When the Western Roman Empire collapsed in 476 AD, Sicily did not collapse with it. The island was briefly ruled by barbarian kingdoms, first by the Vandals and then by the Ostrogoths. However, in 535 AD the Byzantine general Belisarius, acting on the orders of Emperor Justinian, reconquered Sicily for the Eastern Roman Empire in a matter of months. For the next 292 years, Sicily was a province of the Byzantine Empire, ruled distantly from Constantinople, with Greek as its language of government and Orthodox Christianity as its dominant faith.
The Byzantine centuries in Sicily are often called the “forgotten centuries” because so little is written about them compared to the glamour of Greek temples or the Norman golden age. But this was a formative period in Sicilian identity. Orthodox monasteries proliferated across the island. Byzantine art and architecture shaped Sicilian cities. Greek was spoken on the island for so long that it continued to be used in rural Sicily even centuries after Norman rulers replaced the Arab and Byzantine ones.

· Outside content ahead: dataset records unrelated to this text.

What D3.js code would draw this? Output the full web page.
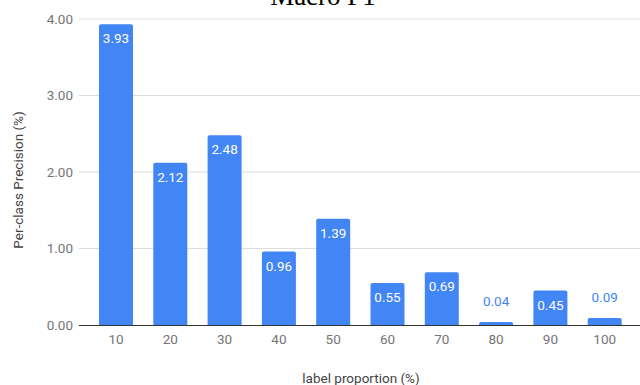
<!DOCTYPE html>
<html>
<head>
<meta charset="utf-8">
<script src="https://cdn.jsdelivr.net/npm/d3@7"></script>
<style>
  html, body { margin: 0; padding: 0; background: #fff; }
  svg { display: block; }
</style>
</head>
<body>
<svg id="chart" width="640" height="385"></svg>
<script>
// Per-class precision by label proportion
const categories = ["10", "20", "30", "40", "50", "60", "70", "80", "90", "100"];
const precision = [3.93, 2.12, 2.48, 0.96, 1.39, 0.55, 0.69, 0.04, 0.45, 0.09];
const yTicks = [0, 1, 2, 3, 4];
const chartTitle = "Macro F1";
const xTitle = "label proportion (%)";
const yTitle = "Per-class Precision (%)";

const svg = d3.select("#chart");
const plotLeft = 79, plotRight = 640;
const yTop = 19, yBottom = 325;

const x = d3.scaleBand()
  .domain(categories)
  .range([88.85, 631.85])
  .paddingInner(0.374)
  .paddingOuter(0.187);

const y = d3.scaleLinear().domain([0, 4]).range([yBottom, yTop]);

const barColor = "#4285f4";
const font = "Roboto, 'Noto Sans', sans-serif";
const fs = 13.5;

// gridlines
svg.append("g")
  .selectAll("line")
  .data(yTicks.filter(d => d > 0))
  .join("line")
  .attr("x1", plotLeft).attr("x2", plotRight)
  .attr("y1", d => y(d)).attr("y2", d => y(d))
  .attr("stroke", "#dcdcdc").attr("stroke-width", 1);

// y axis tick labels
const yAxis = d3.axisLeft(y).tickValues(yTicks).tickFormat(d3.format(".2f")).tickSize(0).tickPadding(0);
svg.append("g")
  .attr("transform", `translate(73,0)`)
  .call(yAxis)
  .call(g => g.select(".domain").remove())
  .call(g => g.selectAll("text")
    .attr("fill", "#757575")
    .attr("font-family", font)
    .attr("font-size", fs));

// bars with slightly rounded top corners
const r = 2;
function barPath(d, i) {
  const x0 = x(categories[i]), w = x.bandwidth();
  const y0 = y(d), y1 = y(0);
  const rr = Math.min(r, (y1 - y0));
  return `M${x0},${y1} L${x0},${y0 + rr} Q${x0},${y0} ${x0 + rr},${y0} L${x0 + w - rr},${y0} Q${x0 + w},${y0} ${x0 + w},${y0 + rr} L${x0 + w},${y1} Z`;
}
svg.append("g")
  .selectAll("path")
  .data(precision)
  .join("path")
  .attr("d", (d, i) => barPath(d, i))
  .attr("fill", barColor);

// baseline
svg.append("line")
  .attr("x1", plotLeft).attr("x2", plotRight)
  .attr("y1", y(0) + 0.5).attr("y2", y(0) + 0.5)
  .attr("stroke", "#333").attr("stroke-width", 1);

// value labels: inside tall bars, above short ones
const inside = d => (y(0) - y(d)) > 26;
svg.append("g")
  .selectAll("text")
  .data(precision)
  .join("text")
  .attr("x", (d, i) => x(categories[i]) + x.bandwidth() / 2)
  .attr("y", d => inside(d) ? y(d) + 19 : y(d) - 16)
  .attr("text-anchor", "middle")
  .attr("font-family", font)
  .attr("font-size", fs)
  .attr("fill", d => inside(d) ? "#ffffff" : barColor)
  .text(d => d.toFixed(2));

// x axis tick labels
const xAxis = d3.axisBottom(x).tickSize(0).tickPadding(0);
svg.append("g")
  .attr("transform", `translate(0,${y(0) + 9})`)
  .call(xAxis)
  .call(g => g.select(".domain").remove())
  .call(g => g.selectAll("text")
    .attr("fill", "#757575")
    .attr("font-family", font)
    .attr("font-size", fs));

// axis titles
svg.append("text")
  .attr("x", 361).attr("y", 383)
  .attr("text-anchor", "middle")
  .attr("font-family", font)
  .attr("font-size", fs)
  .attr("fill", "#444")
  .text(xTitle);

svg.append("text")
  .attr("transform", "translate(23,180) rotate(-90)")
  .attr("text-anchor", "middle")
  .attr("font-family", font)
  .attr("font-size", fs)
  .attr("fill", "#444")
  .text(yTitle);

// chart title, partly above the top edge
svg.append("text")
  .attr("x", 323).attr("y", 5)
  .attr("text-anchor", "middle")
  .attr("font-family", "'Liberation Serif', 'Times New Roman', serif")
  .attr("font-size", 27)
  .attr("fill", "#000")
  .text(chartTitle);
</script>
</body>
</html>
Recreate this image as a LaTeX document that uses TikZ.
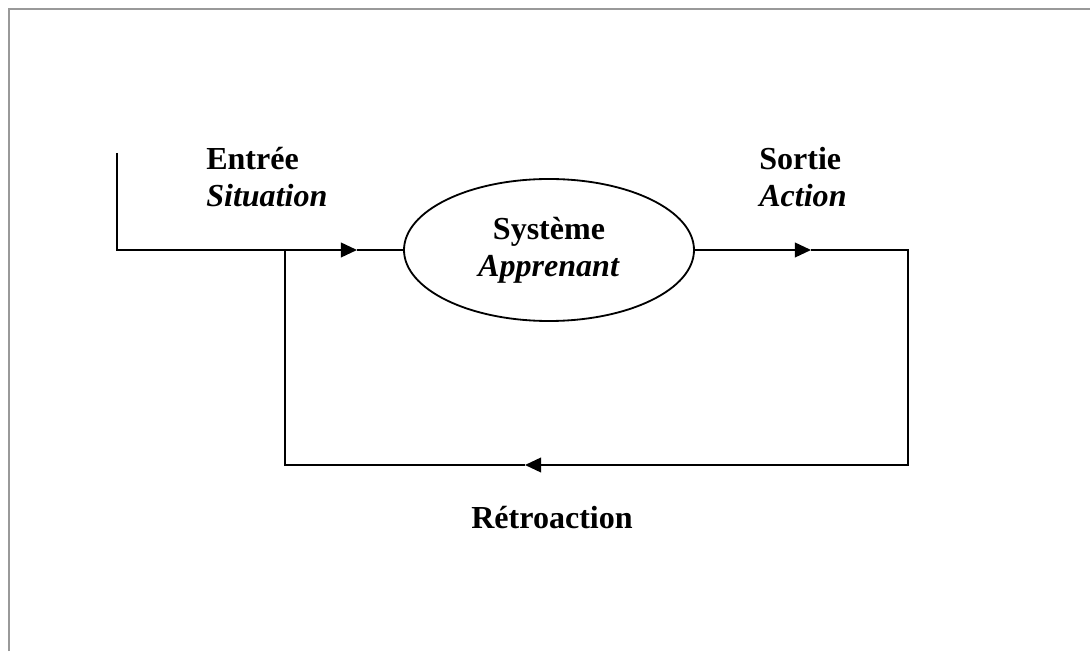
\documentclass[tikz,border=0pt]{standalone}
\usepackage{fontspec}
\setmainfont{Liberation Serif}
\usetikzlibrary{arrows.meta, positioning, shapes.geometric}

\begin{document}
\begin{tikzpicture}[
    every node/.style={font=\fontsize{22.8}{26.3}\selectfont\bfseries, inner sep=0pt},
    flow/.style={line width=1.3pt},
    tip/.style={-{Triangle[length=11.5pt, width=10.5pt]}},
    lbl/.style={anchor=base west}]

    \useasboundingbox (0,0) rectangle (27.25,16.275);
    \draw[color=black!40, line width=1.5pt] (0.225,0) -- (0.225,16.05) -- (27.25,16.05);

    \node[ellipse, draw, flow, minimum width=7.25cm, minimum height=3.55cm,
        align=center] (sys) at (13.725,10.025) {Système\\\textit{Apprenant}};

    \coordinate (in) at (2.925,12.45);
    \coordinate (split) at (7.125,10.025);
    \coordinate (tipin) at (8.925,10.025);
    \coordinate (tipout) at (20.275,10.025);
    \coordinate (back east) at (22.7,4.65);
    \coordinate (tipback) at (13.125,4.65);
    \coordinate (back west) at (7.125,4.65);

    % entree et sortie
    \draw[flow, tip] (in) |- (tipin);
    \draw[flow] (tipin) -- (sys.west);
    \draw[flow, tip] (sys.east) -- (tipout);

    % boucle de retroaction
    \draw[flow, tip] (tipout) -| (back east) -- (tipback);
    \draw[flow] (tipback) -- (back west) -- (split);

    \node[lbl] (entree) at (5.15,12.025) {Entrée};
    \node[lbl] (situation) at (5.15,11.1) {\textit{Situation}};
    \node[lbl] (sortie) at (18.975,12.025) {Sortie};
    \node[lbl] (action) at (18.975,11.1) {\textit{Action}};
    \node[anchor=base] (retro) at (13.8,3.075) {Rétroaction};

\end{tikzpicture}
\end{document}
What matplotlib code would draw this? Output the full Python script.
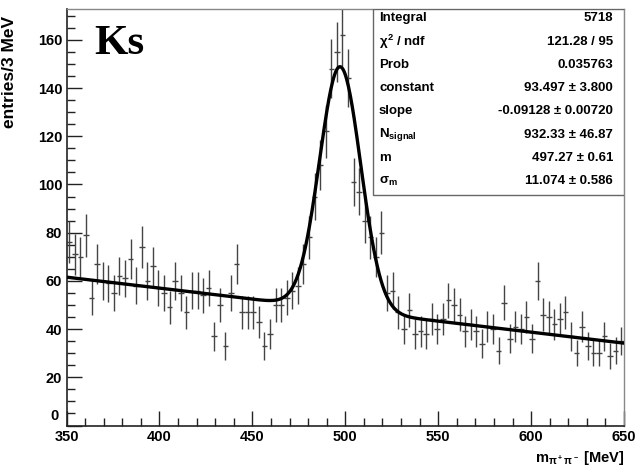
import numpy as np
import matplotlib
matplotlib.use("Agg")
import matplotlib.pyplot as plt
from matplotlib.ticker import MultipleLocator, FuncFormatter
from matplotlib.patches import Rectangle

# histogram: m(pi+pi-) from 350 to 650 MeV, 3 MeV bins
m_lo = 350.0
bin_w = 3.0
counts = [76, 71, 70, 79, 53, 67, 60, 59, 55, 62,
          61, 69, 58, 74, 60, 66, 57, 55, 49, 60,
          55, 47, 56, 56, 54, 57, 37, 50, 33, 55,
          67, 47, 47, 47, 43, 33, 38, 50, 50, 53,
          56, 58, 67, 78, 95, 108, 122, 148, 155, 162,
          144, 101, 97, 85, 78, 70, 80, 55, 56, 47,
          40, 48, 38, 39, 38, 44, 40, 44, 52, 50,
          46, 39, 42, 39, 34, 41, 40, 31, 51, 36,
          41, 40, 45, 36, 60, 46, 45, 42, 44, 47,
          37, 30, 41, 33, 30, 30, 37, 29, 31, 35]

# fit result (pol1 + gaus), from the stats box
p_const = 93.497
p_slope = -0.09128
n_signal = 932.33
m_peak = 497.27
sigma_m = 11.074

stat_names = ["Integral", r"$\chi^2$ / ndf", "Prob", "constant", "slope",
              r"N$_{\rm signal}$", "m", r"$\sigma_{\rm m}$"]
stat_values = ["5718", "121.28 / 95", "0.035763", "93.497 \u00b1 3.800",
               "-0.09128 \u00b1 0.00720", "932.33 \u00b1 46.87",
               "497.27 \u00b1 0.61", "11.074 \u00b1 0.586"]

plt.rcParams['font.family'] = ['Liberation Sans', 'DejaVu Sans']
plt.rcParams['mathtext.fontset'] = 'custom'
plt.rcParams['mathtext.rm'] = 'Liberation Sans:bold'
plt.rcParams['mathtext.it'] = 'Liberation Sans:bold'

W, H = 640, 470
fig = plt.figure(figsize=(6.4, 4.7), dpi=100)
x0, x1, y0, y1 = 66.5, 624.0, 9.0, 425.5
ax = fig.add_axes([x0 / W, 1 - y1 / H, (x1 - x0) / W, (y1 - y0) / H])

counts = np.array(counts, dtype=float)
centers = m_lo + bin_w * (np.arange(len(counts)) + 0.5)
ax.errorbar(centers, counts, yerr=np.sqrt(counts), xerr=bin_w / 2,
            fmt='none', ecolor='#444444', elinewidth=1.0, capsize=0, zorder=2)

mm = np.linspace(350, 650, 600)
fit = (p_const + p_slope * mm
       + n_signal * bin_w / (np.sqrt(2 * np.pi) * sigma_m)
       * np.exp(-0.5 * ((mm - m_peak) / sigma_m) ** 2))
ax.plot(mm, fit, color='black', lw=2.4, zorder=3)

ax.set_xlim(350, 650)
ax.set_ylim(0, 172.8)
ax.xaxis.set_major_locator(MultipleLocator(50))
ax.xaxis.set_minor_locator(MultipleLocator(10))
ax.yaxis.set_major_locator(MultipleLocator(20))
ax.yaxis.set_minor_locator(MultipleLocator(5))
# the "0" of the y axis is drawn a bit higher, as ROOT does
ax.yaxis.set_major_formatter(FuncFormatter(lambda v, p: "" if v == 0 else "%d" % v))
ax.tick_params(which='both', direction='in', top=False, right=False,
               width=1.0, color='#222222')
ax.tick_params(which='major', length=11, labelsize=10.5, pad=3)
ax.tick_params(which='minor', length=5.5)
for lab in ax.get_xticklabels() + ax.get_yticklabels():
    lab.set_fontweight('bold')
for s in ['left', 'bottom']:
    ax.spines[s].set_color('#222222')
    ax.spines[s].set_linewidth(1.2)
for s in ['top', 'right']:
    ax.spines[s].set_color('#888888')
    ax.spines[s].set_linewidth(1.0)

fig.text(59 / W, 1 - 416 / H, "0", ha='right', va='center',
         fontsize=10.5, fontweight='bold')
fig.text(10 / W, 1 - 16 / H, "entries/3 MeV", rotation=90, ha='center',
         va='top', fontsize=12.5, fontweight='bold')
fig.text(624 / W, 1 - 458 / H, r"m$_{\pi^+\pi^-}$ [MeV]", ha='right',
         va='center', fontsize=10.5, fontweight='bold')
fig.text(94 / W, 1 - 44 / H, "Ks", family=['Liberation Serif'],
         fontsize=31, fontweight='bold', ha='left', va='center')

# stats box
bx0, by0, by1 = 373.0, 9.0, 195.0
box = Rectangle(((bx0 - x0) / (x1 - x0), (y1 - by1) / (y1 - y0)),
                (x1 - bx0) / (x1 - x0), (by1 - by0) / (y1 - y0),
                transform=ax.transAxes, facecolor='white',
                edgecolor='#666666', lw=1.0, zorder=5)
ax.add_patch(box)
row_h = (by1 - by0) / len(stat_names)
for i, (nm, val) in enumerate(zip(stat_names, stat_values)):
    yy = by0 + row_h * (i + 0.4)
    fig.text(379 / W, 1 - yy / H, nm, ha='left', va='center',
             fontsize=9.5, fontweight='bold', zorder=6)
    fig.text(613 / W, 1 - yy / H, val, ha='right', va='center',
             fontsize=9.5, fontweight='bold', zorder=6)

fig.savefig("out.png", dpi=100)
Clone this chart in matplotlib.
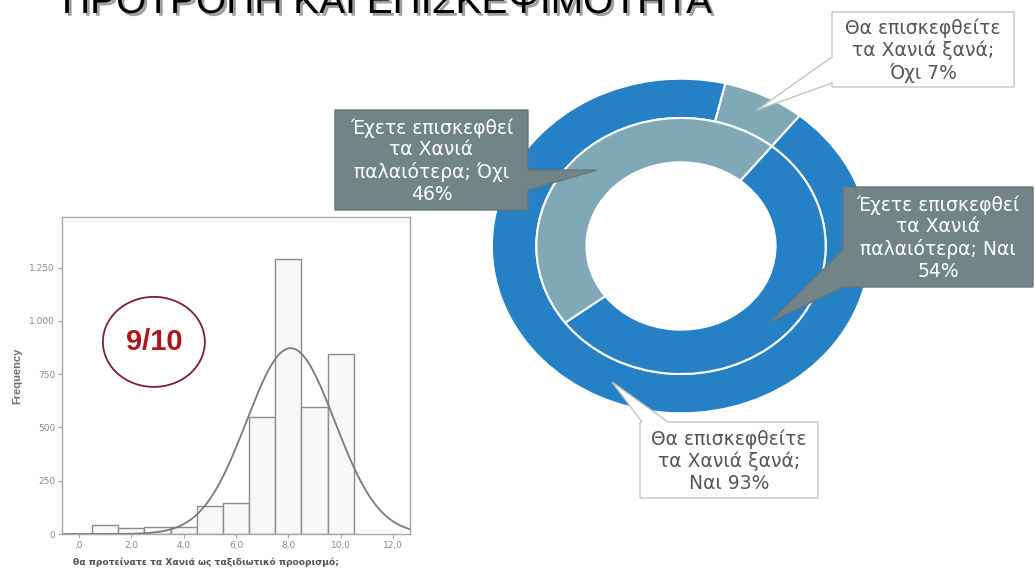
"""
Slide: recommendation score histogram + doughnut of visited-before / visit-again.
"""
import matplotlib

matplotlib.use("Agg")
import matplotlib.patheffects as pe
import matplotlib.pyplot as plt
import numpy as np
from matplotlib.patches import Ellipse, Polygon

TITLE = "ΠΡΟΤΡΟΠΗ ΚΑΙ ΕΠΙΣΚΕΨΙΜΟΤΗΤΑ"

# --- histogram: "would you recommend Chania" score ---------------------------
SCORES = [1, 2, 3, 4, 5, 6, 7, 8, 9, 10]
COUNTS = [40, 27, 33, 31, 130, 146, 550, 1293, 594, 846]
X_TICKS = [0, 2, 4, 6, 8, 10, 12]
X_TICK_LABELS = [",0", "2,0", "4,0", "6,0", "8,0", "10,0", "12,0"]
Y_TICKS = [0, 250, 500, 750, 1000, 1250]
Y_TICK_LABELS = ["0", "250", "500", "750", "1.000", "1.250"]
X_LABEL = "θα προτείνατε τα Χανιά ως ταξιδιωτικό προορισμό;"
Y_LABEL = "Frequency"
SCORE_BADGE = "9/10"

# --- doughnut: outer ring = visit again, inner ring = visited before ----------
RING_LABELS = ["Ναι", "Όχι"]
VISIT_AGAIN = [93, 7]
VISITED_BEFORE = [54, 46]
Q_AGAIN = "Θα επισκεφθείτε\nτα Χανιά ξανά;"
Q_BEFORE = "Έχετε επισκεφθεί\nτα Χανιά\nπαλαιότερα;"

BLUE = "#2680c6"
LIGHT = "#80a8b6"
BOX_GRAY = "#738486"

W, H = 1035, 569
fig = plt.figure(figsize=(W / 100, H / 100), dpi=100)


def px_axes(left, top, right, bottom):
    """Axes rectangle from pixel edges (y measured from the top)."""
    return fig.add_axes([left / W, 1 - bottom / H, (right - left) / W, (bottom - top) / H])


# --- title (mostly cut off by the top edge, as on the slide) -----------------
fig.text(62 / W, 1 - 13 / H, TITLE, fontsize=28, family="Liberation Sans",
         ha="left", va="baseline", color="black",
         path_effects=[pe.SimplePatchShadow(offset=(2, -2), shadow_rgbFace="#777777", alpha=0.7),
                       pe.Normal()])

# --- histogram ---------------------------------------------------------------
ax = px_axes(62, 217, 410, 534)
ax.bar(SCORES, COUNTS, width=1, facecolor="#f8f8f8", edgecolor="#8c8c8c", linewidth=1)

scores = np.array(SCORES, dtype=float)
counts = np.array(COUNTS, dtype=float)
n = counts.sum()
mean = np.average(scores, weights=counts)
sd = np.sqrt(np.sum(counts * (scores - mean) ** 2) / (n - 1))
xs = np.linspace(-0.65, 12.65, 400)
ax.plot(xs, n * np.exp(-0.5 * ((xs - mean) / sd) ** 2) / (sd * np.sqrt(2 * np.pi)),
        color="#7a7a7a", linewidth=1.3)

ax.set_xlim(-0.65, 12.65)
ax.set_ylim(0, 1488)
ax.set_xticks(X_TICKS, X_TICK_LABELS)
ax.set_yticks(Y_TICKS, Y_TICK_LABELS)
ax.tick_params(length=3, width=0.8, color="#a6a6a6", labelsize=6.5, labelcolor="#8a8a8a", pad=2)
for s in ax.spines.values():
    s.set_color("#a6a6a6")
    s.set_linewidth(1)
ax.text(-0.129, 0.5, Y_LABEL, transform=ax.transAxes, rotation=90, ha="center", va="center",
        fontsize=8, fontweight="bold", color="#6e6e6e", family="Liberation Sans")
ax.text(0.414, -0.088, X_LABEL, transform=ax.transAxes, ha="center", va="center",
        fontsize=6.6, fontweight="bold", color="#555555", family="DejaVu Sans")

ax.add_patch(Ellipse((0.264, 0.606), 0.293, 0.284, transform=ax.transAxes,
                     fill=False, edgecolor="#7a1e3c", linewidth=1.3))
ax.text(0.264, 0.606, SCORE_BADGE, transform=ax.transAxes, ha="center", va="center",
        fontsize=21, fontweight="bold", color="#b0141c", family="Liberation Sans")

# --- doughnut ----------------------------------------------------------------
ax_d = px_axes(490, 77, 872, 415)
ax_d.pie(VISIT_AGAIN, radius=1, startangle=51.2, counterclock=False, colors=[BLUE, LIGHT],
         wedgeprops=dict(width=0.235, edgecolor="white", linewidth=1.5))
ax_d.pie(VISITED_BEFORE, radius=0.765, startangle=51.2, counterclock=False, colors=[BLUE, LIGHT],
         wedgeprops=dict(width=0.265, edgecolor="white", linewidth=1.5))
ax_d.set_aspect("auto")
ax_d.set_xlim(-1.01, 1.01)
ax_d.set_ylim(-1.01, 1.01)
ax_d.axis("off")

# --- callouts (drawn in pixel space on an overlay) ---------------------------
ov = fig.add_axes([0, 0, 1, 1], zorder=5)
ov.set_xlim(0, W)
ov.set_ylim(H, 0)
ov.axis("off")
ov.patch.set_alpha(0)


def callout(box, side, base, tip, text, face, edge, color):
    x0, y0, x1, y1 = box
    b0, b1 = base
    pts = [(x0, y0)]
    if side == "top":
        pts += [(b0, y0), tip, (b1, y0)]
    pts += [(x1, y0)]
    if side == "right":
        pts += [(x1, b0), tip, (x1, b1)]
    pts += [(x1, y1), (x0, y1)]
    if side == "left":
        pts += [(x0, b1), tip, (x0, b0)]
    ov.add_patch(Polygon(pts, closed=True, facecolor=face, edgecolor=edge,
                         linewidth=1, joinstyle="miter"))
    ov.text((x0 + x1) / 2, (y0 + y1) / 2 + 1, text, ha="center", va="center",
            fontsize=13.5, color=color, family="DejaVu Sans", linespacing=1.17)


ja, oxi = RING_LABELS
callout((335, 110, 528, 210), "right", (170, 190), (597, 170),
        f"{Q_BEFORE} {oxi}\n{VISITED_BEFORE[1]}%", BOX_GRAY, "#66777a", "white")
callout((843, 187, 1033, 287), "left", (250, 287), (770, 322),
        f"{Q_BEFORE} {ja}\n{VISITED_BEFORE[0]}%", BOX_GRAY, "#66777a", "white")
callout((832, 12, 1014, 87), "left", (57, 83), (757, 110),
        f"{Q_AGAIN}\n{oxi} {VISIT_AGAIN[1]}%", "white", "#c4c4c4", "#555555")
callout((640, 422, 818, 498), "top", (642, 668), (612, 382),
        f"{Q_AGAIN}\n{ja} {VISIT_AGAIN[0]}%", "white", "#c4c4c4", "#555555")

fig.savefig("out.png", dpi=100)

But Byzantine rule was also an era of increasing neglect. Constantinople was preoccupied by constant wars against foreign enemies, such as the Persians, Arabs, and Slavic nations, as well as by internal political and religious conflicts (including the divisive iconoclast controversy that outlawed the veneration of Christian images). During most of Byzantine rule, Sicily was a distant, heavily taxed province, important only as a source of grain and revenue. When Arab armies began raiding the island’s coasts in the early 9th century, Byzantine defenses were insufficient to turn back the invaders. The stage was set for the island’s next great transformation.